DARPA-ASKE / info-and-links

8 stars 3 forks source link

Another question on the Revised Sketch: extraction from executable code #2

Open crapo opened 5 years ago

crapo commented 5 years ago

The revised sketch (pg 4) apparently makes no distinction between executable code in the center column, which I'm kind of seeing as the ASKE knowledge base, and other code from which one might do extraction.
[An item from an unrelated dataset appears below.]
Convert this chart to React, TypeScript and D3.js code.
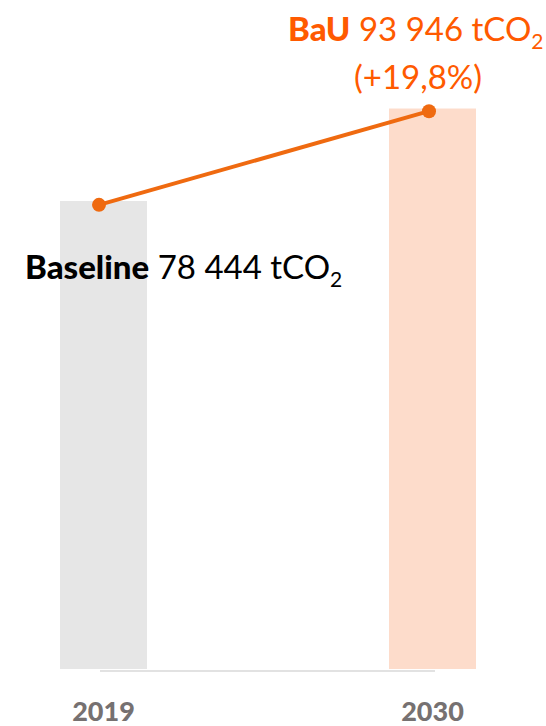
import React from "react";
import * as d3 from "d3";

const categories = ["2019", "2030"];
const barValues = [78444, 93946];
const lineValues = [77800, 93500];
const barColors = ["#e6e6e6", "#fddccb"];
const yearLabels = ["2019", "2030"];

const W = 546;
const H = 726;

export default function App() {
  const x = d3.scaleOrdinal<string, number>().domain(categories).range([60, 389]);
  const y = d3.scaleLinear().domain([0, 78444]).range([669, 201]);
  const lx = d3.scalePoint<string>().domain(categories).range([99, 429]);
  const bw = 87;
  const line = d3
    .line<number>()
    .x((_, i) => lx(categories[i]) as number)
    .y((d) => y(d));
  const font = "Lato, 'Open Sans', sans-serif";
  return (
    <svg
      width={W}
      height={H}
      style={{ position: "absolute", left: 0, top: 0, background: "#fff" }}
    >
      {barValues.map((v, i) => (
        <rect key={i} x={x(categories[i])} y={y(v)} width={bw} height={y(0) - y(v)} fill={barColors[i]} />
      ))}
      <line x1={100} x2={435} y1={671} y2={671} stroke="#d9d9d9" strokeWidth={1.5} />
      <path d={line(lineValues) || ""} fill="none" stroke="#ef6a10" strokeWidth={4} />
      {lineValues.map((v, i) => (
        <circle key={i} cx={lx(categories[i]) as number} cy={y(v)} r={7} fill="#ef6a10" />
      ))}
      {yearLabels.map((t, i) => (
        <text
          key={t}
          x={x(categories[i]) + bw / 2}
          y={721}
          textAnchor="middle"
          fontFamily={font}
          fontWeight="900"
          fontSize={27}
          fill="#767171"
        >
          {t}
        </text>
      ))}
      <text x={288} y={41} fontFamily={font} fontSize={33} fill="#ff5a00">
        <tspan fontWeight="900">BaU</tspan>
        <tspan> 93 946 tCO</tspan>
        <tspan fontSize={21} dy={8}>2</tspan>
      </text>
      <text x={418} y={89} textAnchor="middle" fontFamily={font} fontSize={33} fill="#ff5a00">
        (+19,8%)
      </text>
      <text x={25} y={279} fontFamily={font} fontSize={33} fill="#000">
        <tspan fontWeight="900">Baseline</tspan>
        <tspan> 78 444 tCO</tspan>
        <tspan fontSize={21} dy={8}>2</tspan>
      </text>
    </svg>
  );
}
I'm assuming that we don't see code as a "semi-structured source". I see two significant differences between these two categories of code.
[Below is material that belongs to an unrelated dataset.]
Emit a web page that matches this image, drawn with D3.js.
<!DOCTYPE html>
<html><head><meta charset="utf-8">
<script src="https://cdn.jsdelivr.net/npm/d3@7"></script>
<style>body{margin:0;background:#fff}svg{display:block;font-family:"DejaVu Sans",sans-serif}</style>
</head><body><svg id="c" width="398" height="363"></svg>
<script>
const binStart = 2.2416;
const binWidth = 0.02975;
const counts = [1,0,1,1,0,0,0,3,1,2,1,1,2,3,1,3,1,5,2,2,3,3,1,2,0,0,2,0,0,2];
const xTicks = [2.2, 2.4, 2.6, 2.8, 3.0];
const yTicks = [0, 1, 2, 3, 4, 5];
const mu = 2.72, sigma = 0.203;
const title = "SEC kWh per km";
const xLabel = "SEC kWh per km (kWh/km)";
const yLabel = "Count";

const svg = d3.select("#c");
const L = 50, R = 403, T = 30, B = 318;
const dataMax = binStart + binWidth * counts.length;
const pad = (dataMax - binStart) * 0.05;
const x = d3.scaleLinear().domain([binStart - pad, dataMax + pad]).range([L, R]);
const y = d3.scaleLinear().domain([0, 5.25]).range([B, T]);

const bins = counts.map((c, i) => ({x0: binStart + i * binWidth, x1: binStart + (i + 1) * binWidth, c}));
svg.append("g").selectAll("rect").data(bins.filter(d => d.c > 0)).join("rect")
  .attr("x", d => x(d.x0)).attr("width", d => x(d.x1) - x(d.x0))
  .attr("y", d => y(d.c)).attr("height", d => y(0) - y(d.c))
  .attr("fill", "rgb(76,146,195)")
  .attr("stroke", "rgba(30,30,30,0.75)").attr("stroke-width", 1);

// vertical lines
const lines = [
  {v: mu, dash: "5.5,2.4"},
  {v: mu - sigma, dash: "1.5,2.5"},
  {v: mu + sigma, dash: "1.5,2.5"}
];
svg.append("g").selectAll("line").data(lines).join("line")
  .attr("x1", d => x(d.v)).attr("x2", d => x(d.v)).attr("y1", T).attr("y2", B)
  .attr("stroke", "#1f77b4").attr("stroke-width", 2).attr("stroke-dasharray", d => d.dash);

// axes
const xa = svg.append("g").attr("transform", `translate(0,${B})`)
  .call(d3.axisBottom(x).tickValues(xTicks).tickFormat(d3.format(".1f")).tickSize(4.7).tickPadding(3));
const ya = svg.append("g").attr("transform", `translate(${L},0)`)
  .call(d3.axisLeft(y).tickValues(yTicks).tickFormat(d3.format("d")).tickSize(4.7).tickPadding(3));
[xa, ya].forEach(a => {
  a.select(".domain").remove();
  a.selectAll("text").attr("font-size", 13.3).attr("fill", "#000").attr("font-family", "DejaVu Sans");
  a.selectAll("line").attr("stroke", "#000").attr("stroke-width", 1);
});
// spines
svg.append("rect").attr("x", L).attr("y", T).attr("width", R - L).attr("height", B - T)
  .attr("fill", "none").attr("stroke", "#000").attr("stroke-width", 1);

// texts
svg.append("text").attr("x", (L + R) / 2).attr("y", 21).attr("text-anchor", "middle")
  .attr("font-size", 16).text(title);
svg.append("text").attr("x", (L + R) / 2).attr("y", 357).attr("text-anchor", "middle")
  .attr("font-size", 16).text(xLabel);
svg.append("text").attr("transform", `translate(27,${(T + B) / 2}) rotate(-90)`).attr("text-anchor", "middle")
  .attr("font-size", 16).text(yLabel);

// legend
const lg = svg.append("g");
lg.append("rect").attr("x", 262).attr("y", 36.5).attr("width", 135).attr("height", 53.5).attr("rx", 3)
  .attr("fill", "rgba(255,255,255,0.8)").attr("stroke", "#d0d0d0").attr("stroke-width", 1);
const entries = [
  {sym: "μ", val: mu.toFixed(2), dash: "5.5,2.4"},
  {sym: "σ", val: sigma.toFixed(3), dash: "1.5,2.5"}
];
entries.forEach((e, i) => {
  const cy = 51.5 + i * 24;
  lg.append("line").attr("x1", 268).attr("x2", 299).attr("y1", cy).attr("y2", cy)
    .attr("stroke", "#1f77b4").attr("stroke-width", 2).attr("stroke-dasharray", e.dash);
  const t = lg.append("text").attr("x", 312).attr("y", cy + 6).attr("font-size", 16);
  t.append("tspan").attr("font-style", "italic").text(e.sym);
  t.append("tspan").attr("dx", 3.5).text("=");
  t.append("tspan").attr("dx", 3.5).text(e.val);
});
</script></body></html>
  1. The code in the center column has been curated whereas other code from which we wish to do extraction is a potential but as yet uncurated source of scientific knowledge.
  2. The code in the center column is known to be executable whereas arbitrary source code from which we may do extraction may not be because, for example, we do not have access to all of the imported libraries.

How am I seeing the sketch incorrectly?

pmjoshua commented 5 years ago

For context, i'm attempting to post the sketch here. let's see if its works.

It is our intention that an application of the ASKE tools could start from scratch, formulating a model, choosing frameworks, etc. or could start from an existing model already expressed as executable source code. A fundamental premise of the program is that there is a vast amount of useful scientific knowledge that is "locked away" in existing code. This includes codes that are poorly designed and may not be easily parsed, but we are hoping we can develop sufficiently robust tools for many or most cases. The Arizona group is working on this explicitly and the Siemens group is doing code extraction for the ML domain.

Currently we are assuming that the code is executable. that is we have access to all the libraries and etc. This is potentially important because the libraries tell us additional information about the modeling framework and implementation choices and whatnot.

For a project that starts with an existing model code (or even a family of models that purport to study the same system perhaps), we want to be able to move "up the stack", extracting the knowledge to a structured model format and then abstracting from there to the domain formulations. Hopefully a domain expert will be able to work with ASKE tools to accomplish this and then once completed will be able to take advantage of all the awesomeness to build better stronger faster models and use them in better stronger faster ways.

Does this help?

sketch

crapo commented 5 years ago

That certainly clarifies what the sketch represents. I have been thinking that some code will be easily enough executed to support this view, and can contribute knowledge through extraction and/or through execution in its original form. However, I have thought that when it comes to mining all available sources there will be a lot of legacy code that may be quite difficult to execute but is still potentially useful from an extraction point of view. In other words, I thought when it came to arbitrary legacy source code, the emphasis was on extraction of scientific knowledge from, but not necessarily execution of, the code.

pmjoshua commented 5 years ago

Don't get me wrong, i very much hope that we can harvest the knowledge from legacy code independent of whether it can be executed in its given form. In fact, one of my fantasies is that we would eventually have systems robust enough to extract the knowledge from what is probably the worst written behemoth of a model that has ever been conceived: the DOE EIA National Energy Modeling System (NEMS; https://www.eia.gov/outlooks/aeo/info_nems_archive.php). This model has a really interesting history and is mandated by law to be run every year or so. This, combined with some very bad design decisions in the early 90s has led to a behemoth Frankenstein code that is a million or more lines of fortran and only runs on one specific machine running windows 95 server or some crap (the site actually claims its now compatible with windows 2012 server). To my knowledge, no one outside this one office in EIA has ever actually gotten it to run, even though all of it (except for some lame CGE economic model component created by a consulting firm) is open source. Over the years members of congress have forced them to add representations of whatever pet energy project they have in their district and the result has been an onion with so many layers that no one dares to try and peel it.

Its my white whale...

jpfairbanks commented 5 years ago

In terms of using code that you can execute, there are definitely pieces of information that are really hard to get out of code with static analysis, but easy to get at with dynamic analysis. So I think that having the code in a form you can execute is important. This is probably more important for fully dynamic languages like python and R. For fully static languages like C and Fortran should be mostly analyzable with static techniques, but there are a lot of python libraries that do some variation of run time metaprogramming using eval or decorators.

crapo commented 5 years ago

Given that both are relevant in particular contexts, we will frame the problem with to include: 1) code which is executable within the framework as both an extraction source and an output, and 2) non-executable code as a structured extraction source existing outside the framework.